- _Problem to work on_: Exactly and only the lines from the one containing "Reproduce this diagram with TikZ." through the one containing "(a121) -- (a12);" belong in your copy. Pictures do not.

[Records with drawing code]
++++++++++++++++++++

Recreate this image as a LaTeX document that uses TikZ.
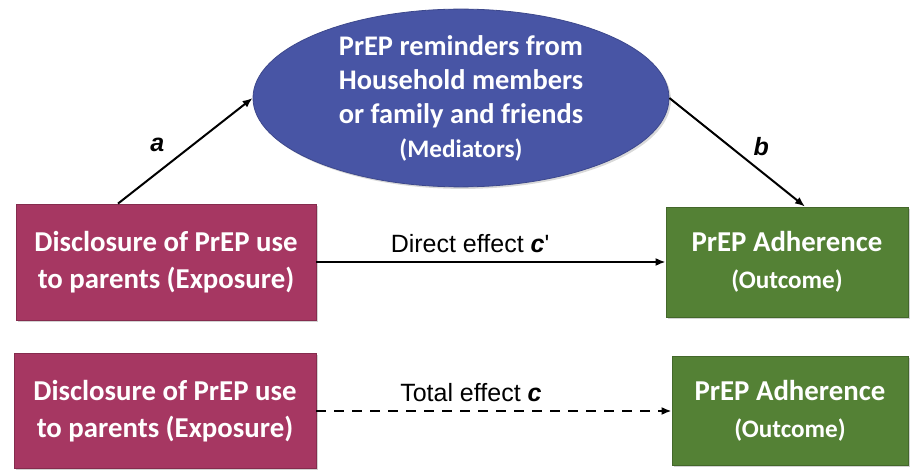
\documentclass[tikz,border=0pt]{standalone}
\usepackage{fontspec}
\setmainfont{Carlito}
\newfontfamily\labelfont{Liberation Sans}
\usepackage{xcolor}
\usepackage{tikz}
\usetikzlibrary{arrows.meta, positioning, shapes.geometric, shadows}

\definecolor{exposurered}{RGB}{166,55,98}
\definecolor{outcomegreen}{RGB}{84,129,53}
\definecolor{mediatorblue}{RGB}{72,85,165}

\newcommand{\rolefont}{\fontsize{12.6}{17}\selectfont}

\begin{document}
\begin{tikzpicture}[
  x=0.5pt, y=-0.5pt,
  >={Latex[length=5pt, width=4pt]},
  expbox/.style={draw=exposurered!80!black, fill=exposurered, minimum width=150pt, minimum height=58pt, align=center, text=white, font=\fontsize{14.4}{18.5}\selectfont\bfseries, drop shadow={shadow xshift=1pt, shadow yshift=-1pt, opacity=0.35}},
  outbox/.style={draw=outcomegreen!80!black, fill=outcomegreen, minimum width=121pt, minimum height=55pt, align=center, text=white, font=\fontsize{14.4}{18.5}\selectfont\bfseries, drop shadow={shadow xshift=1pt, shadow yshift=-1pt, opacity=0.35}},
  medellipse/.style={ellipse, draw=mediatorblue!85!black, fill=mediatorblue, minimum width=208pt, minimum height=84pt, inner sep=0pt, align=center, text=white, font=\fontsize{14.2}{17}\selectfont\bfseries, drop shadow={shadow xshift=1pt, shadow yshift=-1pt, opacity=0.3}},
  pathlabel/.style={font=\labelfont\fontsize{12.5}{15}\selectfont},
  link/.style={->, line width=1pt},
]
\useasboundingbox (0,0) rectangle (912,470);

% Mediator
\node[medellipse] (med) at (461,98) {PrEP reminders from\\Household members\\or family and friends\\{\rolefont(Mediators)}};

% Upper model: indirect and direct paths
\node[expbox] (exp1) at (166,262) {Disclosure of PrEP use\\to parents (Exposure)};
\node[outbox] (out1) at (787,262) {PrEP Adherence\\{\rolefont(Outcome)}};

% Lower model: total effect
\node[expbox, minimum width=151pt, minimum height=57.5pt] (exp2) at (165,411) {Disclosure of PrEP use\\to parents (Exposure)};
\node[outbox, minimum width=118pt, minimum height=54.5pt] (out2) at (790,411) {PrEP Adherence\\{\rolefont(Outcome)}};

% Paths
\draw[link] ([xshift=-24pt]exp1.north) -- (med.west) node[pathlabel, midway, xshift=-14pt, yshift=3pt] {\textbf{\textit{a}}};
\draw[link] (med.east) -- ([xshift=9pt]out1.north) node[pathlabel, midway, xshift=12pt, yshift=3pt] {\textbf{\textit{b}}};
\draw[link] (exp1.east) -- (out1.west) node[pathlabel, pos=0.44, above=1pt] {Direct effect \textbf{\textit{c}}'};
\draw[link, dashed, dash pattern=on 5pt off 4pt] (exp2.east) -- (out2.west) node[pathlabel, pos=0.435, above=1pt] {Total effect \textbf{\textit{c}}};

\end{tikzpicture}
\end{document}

++++++++++++++++++++

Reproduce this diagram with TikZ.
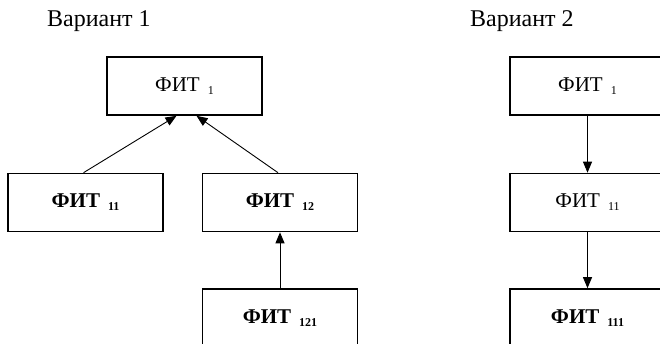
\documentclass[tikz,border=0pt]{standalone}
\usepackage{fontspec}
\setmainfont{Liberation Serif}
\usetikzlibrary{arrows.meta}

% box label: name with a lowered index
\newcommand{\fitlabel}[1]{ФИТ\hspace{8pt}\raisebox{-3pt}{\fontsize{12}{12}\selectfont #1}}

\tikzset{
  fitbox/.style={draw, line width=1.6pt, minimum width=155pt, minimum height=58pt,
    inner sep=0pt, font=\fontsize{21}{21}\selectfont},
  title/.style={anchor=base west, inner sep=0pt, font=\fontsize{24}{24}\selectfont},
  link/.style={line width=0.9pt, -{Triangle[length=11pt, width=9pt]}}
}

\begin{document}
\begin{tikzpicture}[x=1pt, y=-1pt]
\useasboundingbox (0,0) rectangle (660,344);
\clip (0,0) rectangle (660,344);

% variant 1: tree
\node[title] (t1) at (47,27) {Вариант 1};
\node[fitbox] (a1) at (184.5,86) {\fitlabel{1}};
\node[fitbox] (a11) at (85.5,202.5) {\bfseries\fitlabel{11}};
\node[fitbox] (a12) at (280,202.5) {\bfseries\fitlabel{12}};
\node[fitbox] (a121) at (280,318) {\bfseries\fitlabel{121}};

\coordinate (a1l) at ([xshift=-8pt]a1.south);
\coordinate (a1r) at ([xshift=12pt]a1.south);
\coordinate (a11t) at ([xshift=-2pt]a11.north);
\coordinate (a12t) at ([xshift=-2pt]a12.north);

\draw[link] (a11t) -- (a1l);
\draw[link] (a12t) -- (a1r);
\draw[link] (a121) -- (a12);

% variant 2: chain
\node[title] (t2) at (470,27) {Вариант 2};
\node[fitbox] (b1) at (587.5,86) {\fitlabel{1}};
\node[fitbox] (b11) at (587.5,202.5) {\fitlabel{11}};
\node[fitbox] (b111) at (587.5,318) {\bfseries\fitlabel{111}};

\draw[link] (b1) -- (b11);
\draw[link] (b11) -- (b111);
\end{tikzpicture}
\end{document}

++++++++++++++++++++

- _Full solution_:
Reproduce this diagram with TikZ.
\documentclass[tikz,border=0pt]{standalone}
\usepackage{fontspec}
\setmainfont{Liberation Serif}
\usetikzlibrary{arrows.meta}

% box label: name with a lowered index
\newcommand{\fitlabel}[1]{ФИТ\hspace{8pt}\raisebox{-3pt}{\fontsize{12}{12}\selectfont #1}}

\tikzset{
  fitbox/.style={draw, line width=1.6pt, minimum width=155pt, minimum height=58pt,
    inner sep=0pt, font=\fontsize{21}{21}\selectfont},
  title/.style={anchor=base west, inner sep=0pt, font=\fontsize{24}{24}\selectfont},
  link/.style={line width=0.9pt, -{Triangle[length=11pt, width=9pt]}}
}

\begin{document}
\begin{tikzpicture}[x=1pt, y=-1pt]
\useasboundingbox (0,0) rectangle (660,344);
\clip (0,0) rectangle (660,344);

% variant 1: tree
\node[title] (t1) at (47,27) {Вариант 1};
\node[fitbox] (a1) at (184.5,86) {\fitlabel{1}};
\node[fitbox] (a11) at (85.5,202.5) {\bfseries\fitlabel{11}};
\node[fitbox] (a12) at (280,202.5) {\bfseries\fitlabel{12}};
\node[fitbox] (a121) at (280,318) {\bfseries\fitlabel{121}};

\coordinate (a1l) at ([xshift=-8pt]a1.south);
\coordinate (a1r) at ([xshift=12pt]a1.south);
\coordinate (a11t) at ([xshift=-2pt]a11.north);
\coordinate (a12t) at ([xshift=-2pt]a12.north);

\draw[link] (a11t) -- (a1l);
\draw[link] (a12t) -- (a1r);
\draw[link] (a121) -- (a12);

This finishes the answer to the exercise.